Britain had originally planned to ban the sale of new petrol and diesel-powered cars from 2040, as part of efforts to reduce greenhouse gas emissions, and in February Johnson brought this forward to 2035.
Citing unidentified industry and government figures, the FT said Johnson now intended to move the date forward again to 2030 in a speech on environmental policy he is expected to give next week.
The BBC reported a similar plan earlier on Saturday, without giving any sources.
A Downing Street spokeswoman declined to comment on the reports or the content of Johnson’s upcoming speech.

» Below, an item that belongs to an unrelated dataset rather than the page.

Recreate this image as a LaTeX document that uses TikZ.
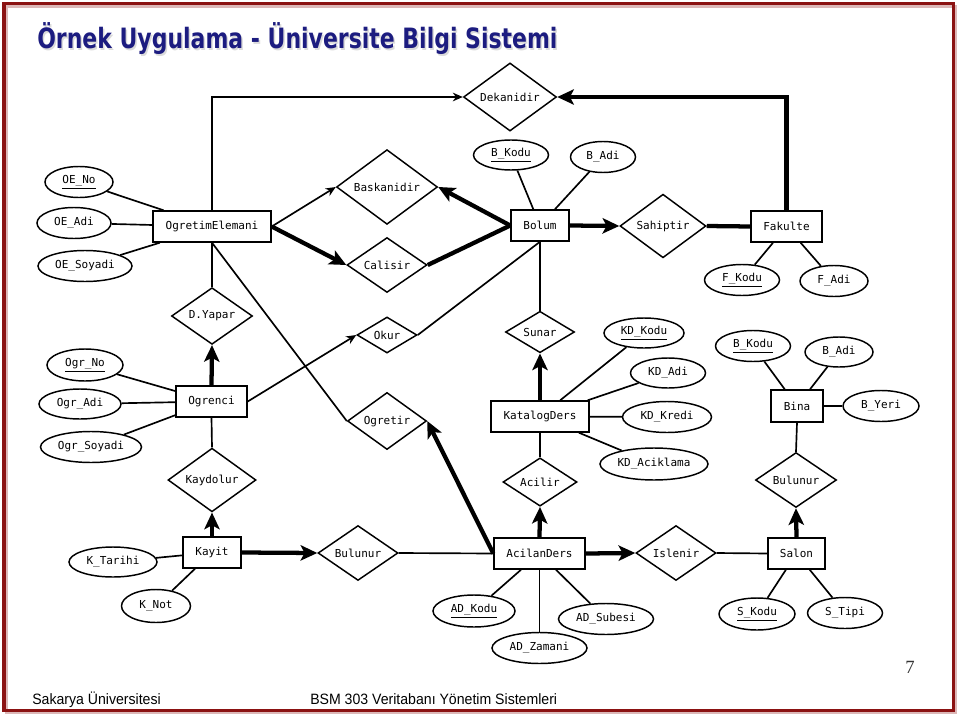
\documentclass[tikz,border=0pt]{standalone}
\usepackage{fontspec}
\setmainfont{DejaVu Sans}
\newfontfamily\monof{DejaVu Sans Mono}
\newfontfamily\titlef{DejaVu Sans}
\newfontfamily\footf{Liberation Sans}
\newfontfamily\numf{Liberation Serif}
\usetikzlibrary{shapes.geometric,arrows.meta}
\newdimen\pxu \pxu=0.75pt
\definecolor{framered}{HTML}{8B1212}
\definecolor{titleblue}{HTML}{1C1C80}
\tikzset{
  base/.style={draw, line width=1.1pt, inner sep=0pt, font=\monof\fontsize{8.25}{9}\selectfont},
  ent/.style={base, rectangle},
  att/.style={base, ellipse},
  rel/.style={base, diamond},
  conn/.style={line width=1.25pt},
  bold/.style={line width=3.2pt},
  tarrow/.style={conn, -{Stealth[length=7.5pt,width=6.5pt]}},
  Tarrow/.style={bold, -{Stealth[length=12.5pt,width=11.5pt,inset=3pt]}},
}
\begin{document}
\begin{tikzpicture}[x=0.75pt,y=-0.75pt]
\useasboundingbox (0,0) rectangle (960,717);
\fill[white] (0,0) rectangle (960,717);
% frame
\draw[framered!30, line width=2.2pt] (6.5,6.5) rectangle (956,713);
\draw[framered, line width=2.6pt] (4,3.5) rectangle (953.5,710.5);
% title
\node[anchor=base west, inner sep=0pt, text=gray!28] (titlesh) at (38.5,50.5) {\titlef\bfseries\fontsize{21}{24}\selectfont\scalebox{0.785}[1]{Örnek Uygulama - Üniversite Bilgi Sistemi}};
\node[anchor=base west, inner sep=0pt, text=titleblue] (title) at (37,49) {\titlef\bfseries\fontsize{21}{24}\selectfont\scalebox{0.785}[1]{Örnek Uygulama - Üniversite Bilgi Sistemi}};
% footer
\node[anchor=base west, inner sep=0pt] (foot1) at (32,704) {\footf\fontsize{11.25}{13}\selectfont\scalebox{0.94}[1]{Sakarya Üniversitesi}};
\node[anchor=base west, inner sep=0pt] (foot2) at (310,704) {\footf\fontsize{11.25}{13}\selectfont\scalebox{0.94}[1]{BSM 303 Veritabanı Yönetim Sistemleri}};
\node[anchor=base west, inner sep=0pt, text=black!80] (pg) at (905,673) {\numf\fontsize{14}{16}\selectfont 7};

% ---- entities
\node[ent, minimum width=118*\pxu, minimum height=31*\pxu] (oe) at (212,226.5) {OgretimElemani};
\node[ent, minimum width=58*\pxu, minimum height=31*\pxu] (bol) at (540,225.5) {Bolum};
\node[ent, minimum width=71*\pxu, minimum height=31*\pxu] (fak) at (786.5,226.5) {Fakulte};
\node[ent, minimum width=71*\pxu, minimum height=31*\pxu] (ogr) at (211.5,401.5) {Ogrenci};
\node[ent, minimum width=98*\pxu, minimum height=31*\pxu] (kat) at (540,416.5) {KatalogDers};
\node[ent, minimum width=52*\pxu, minimum height=32*\pxu] (bina) at (797,406) {Bina};
\node[ent, minimum width=58*\pxu, minimum height=31*\pxu] (kayit) at (212,552.5) {Kayit};
\node[ent, minimum width=91*\pxu, minimum height=31*\pxu] (acd) at (539.5,553.5) {AcilanDers};
\node[ent, minimum width=57*\pxu, minimum height=31*\pxu] (salon) at (796.5,553.5) {Salon};

% ---- relationships
\node[rel, minimum width=93*\pxu, minimum height=57*\pxu] (dek) at (510,97) {Dekanidir};
\node[rel, minimum width=101*\pxu, minimum height=61*\pxu] (bask) at (387,187) {Baskanidir};
\node[rel, minimum width=80*\pxu, minimum height=48*\pxu] (cal) at (387,265) {Calisir};
\node[rel, minimum width=86*\pxu, minimum height=52*\pxu] (sah) at (663,226) {Sahiptir};
\node[rel, minimum width=81*\pxu, minimum height=49*\pxu] (dy) at (212,316) {D.Yapar};
\node[rel, minimum width=60*\pxu, minimum height=36*\pxu] (okur) at (387,335) {Okur};
\node[rel, minimum width=69*\pxu, minimum height=39*\pxu] (sunar) at (540,332) {Sunar};
\node[rel, minimum width=79*\pxu, minimum height=49*\pxu] (ogt) at (387,421) {Ogretir};
\node[rel, minimum width=88*\pxu, minimum height=52*\pxu] (kay) at (212,480) {Kaydolur};
\node[rel, minimum width=74*\pxu, minimum height=44*\pxu] (acil) at (540,482) {Acilir};
\node[rel, minimum width=81*\pxu, minimum height=48*\pxu] (bul2) at (796,480) {Bulunur};
\node[rel, minimum width=80*\pxu, minimum height=48*\pxu] (bul1) at (358,553) {Bulunur};
\node[rel, minimum width=80*\pxu, minimum height=48*\pxu] (isl) at (676,553) {Islenir};

% ---- attributes
\node[att, minimum width=68*\pxu, minimum height=31*\pxu] (oeno) at (79,182) {\underline{OE\_No}};
\node[att, minimum width=74*\pxu, minimum height=31*\pxu] (oeadi) at (74,223) {OE\_Adi};
\node[att, minimum width=94*\pxu, minimum height=31*\pxu] (oesoy) at (85,266) {OE\_Soyadi};
\node[att, minimum width=75*\pxu, minimum height=30*\pxu] (bkodu) at (511,155) {\underline{B\_Kodu}};
\node[att, minimum width=65*\pxu, minimum height=31*\pxu] (badi) at (603,157) {B\_Adi};
\node[att, minimum width=75*\pxu, minimum height=31*\pxu] (fkodu) at (742,280) {\underline{F\_Kodu}};
\node[att, minimum width=68*\pxu, minimum height=31*\pxu] (fadi) at (834,281) {F\_Adi};
\node[att, minimum width=76*\pxu, minimum height=32*\pxu] (ogrno) at (85,365) {\underline{Ogr\_No}};
\node[att, minimum width=82*\pxu, minimum height=30*\pxu] (ograd) at (80,404) {Ogr\_Adi};
\node[att, minimum width=101*\pxu, minimum height=31*\pxu] (ogrsoy) at (91,447) {Ogr\_Soyadi};
\node[att, minimum width=80*\pxu, minimum height=30*\pxu] (kdkod) at (644,333) {\underline{KD\_Kodu}};
\node[att, minimum width=75*\pxu, minimum height=30*\pxu] (kdadi) at (668,373) {KD\_Adi};
\node[att, minimum width=89*\pxu, minimum height=31*\pxu] (kdkre) at (667,417) {KD\_Kredi};
\node[att, minimum width=108*\pxu, minimum height=32*\pxu] (kdack) at (654,464) {KD\_Aciklama};
\node[att, minimum width=75*\pxu, minimum height=31*\pxu] (bikod) at (753,346) {\underline{B\_Kodu}};
\node[att, minimum width=68*\pxu, minimum height=30*\pxu] (biadi) at (839,352) {B\_Adi};
\node[att, minimum width=76*\pxu, minimum height=31*\pxu] (byeri) at (881,406) {B\_Yeri};
\node[att, minimum width=88*\pxu, minimum height=30*\pxu] (ktar) at (113,562) {K\_Tarihi};
\node[att, minimum width=69*\pxu, minimum height=33*\pxu] (knot) at (156,606) {K\_Not};
\node[att, minimum width=82*\pxu, minimum height=32*\pxu] (adkod) at (474,611) {\underline{AD\_Kodu}};
\node[att, minimum width=95*\pxu, minimum height=31*\pxu] (adsub) at (606,619) {AD\_Subesi};
\node[att, minimum width=95*\pxu, minimum height=31*\pxu] (adzam) at (539.5,648) {AD\_Zamani};
\node[att, minimum width=76*\pxu, minimum height=32*\pxu] (skod) at (757,614) {\underline{S\_Kodu}};
\node[att, minimum width=75*\pxu, minimum height=31*\pxu] (stip) at (845,613) {S\_Tipi};

% ---- connectors
\draw[tarrow] (oe.north) |- (dek.west);
\draw[Tarrow] (fak.north) |- (dek.east);
\draw[tarrow] (oe.east) -- (bask.west);
\draw[Tarrow] (oe.east) -- (cal.west);
\draw[Tarrow] (bol.west) -- (bask.east);
\draw[bold] (bol.west) -- (cal.east);
\draw[Tarrow] (bol.east) -- (sah.west);
\draw[bold] (sah.east) -- (fak.west);
\draw[conn] (bol.south) -- (okur.east);
\draw[conn] (bol.south) -- (sunar.north);
\draw[Tarrow] (kat.north) -- (sunar.south);
\draw[conn] (kat.south) -- (acil.north);
\draw[Tarrow] (acd.north) -- (acil.south);
\draw[Tarrow] (acd.east) -- (isl.west);
\draw[conn] (isl.east) -- (salon.west);
\draw[Tarrow] (salon.north) -- (bul2.south);
\draw[conn] (bina.south) -- (bul2.north);
\draw[conn] (bul1.east) -- (acd.west);
\draw[Tarrow] (acd.west) -- (ogt.east);
\draw[conn] (oe.south) -- (ogt.west);
\draw[conn] (oe.south) -- (dy.north);
\draw[Tarrow] (ogr.north) -- (dy.south);
\draw[tarrow] (ogr.east) -- (okur.west);
\draw[conn] (ogr.south) -- (kay.north);
\draw[Tarrow] (kayit.north) -- (kay.south);
\draw[Tarrow] (kayit.east) -- (bul1.west);
% attribute links
\draw[conn] (oeno) -- (oe);
\draw[conn] (oeadi) -- (oe);
\draw[conn] (oesoy) -- (oe);
\draw[conn] (bkodu) -- (bol);
\draw[conn] (badi) -- (bol);
\draw[conn] (fkodu) -- (fak);
\draw[conn] (fadi) -- (fak);
\draw[conn] (ogrno) -- (ogr);
\draw[conn] (ograd) -- (ogr);
\draw[conn] (ogrsoy) -- (ogr);
\draw[conn] (kdkod) -- (kat);
\draw[conn] (kdadi) -- (kat);
\draw[conn] (kdkre) -- (kat);
\draw[conn] (kdack) -- (kat);
\draw[conn] (bikod) -- (bina);
\draw[conn] (biadi) -- (bina);
\draw[conn] (byeri) -- (bina);
\draw[conn] (ktar) -- (kayit);
\draw[conn] (knot) -- (kayit);
\draw[conn] (adkod) -- (acd);
\draw[conn] (adsub) -- (acd);
\draw[conn] (adzam) -- (acd);
\draw[conn] (skod) -- (salon);
\draw[conn] (stip) -- (salon);
\end{tikzpicture}
\end{document}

The FT said the new timetable was not expected to apply to some hybrid cars which use a mixture of electric and fossil fuel propulsion and could still be sold until 2035.
An end to the sale of new petrol and diesel cars would mark a huge shift in Britain’s automotive market.
Industry figures show that petrol and diesel powered cars accounted for 73.6% of new car sales so far this year, while just 5.5% of sales were for pure electric vehicles, which are typically more expensive. Hybrid vehicles of various types made up the remaining sales.
(This story has been corrected to rectify figures on electric vehicle market share in paragraph eight)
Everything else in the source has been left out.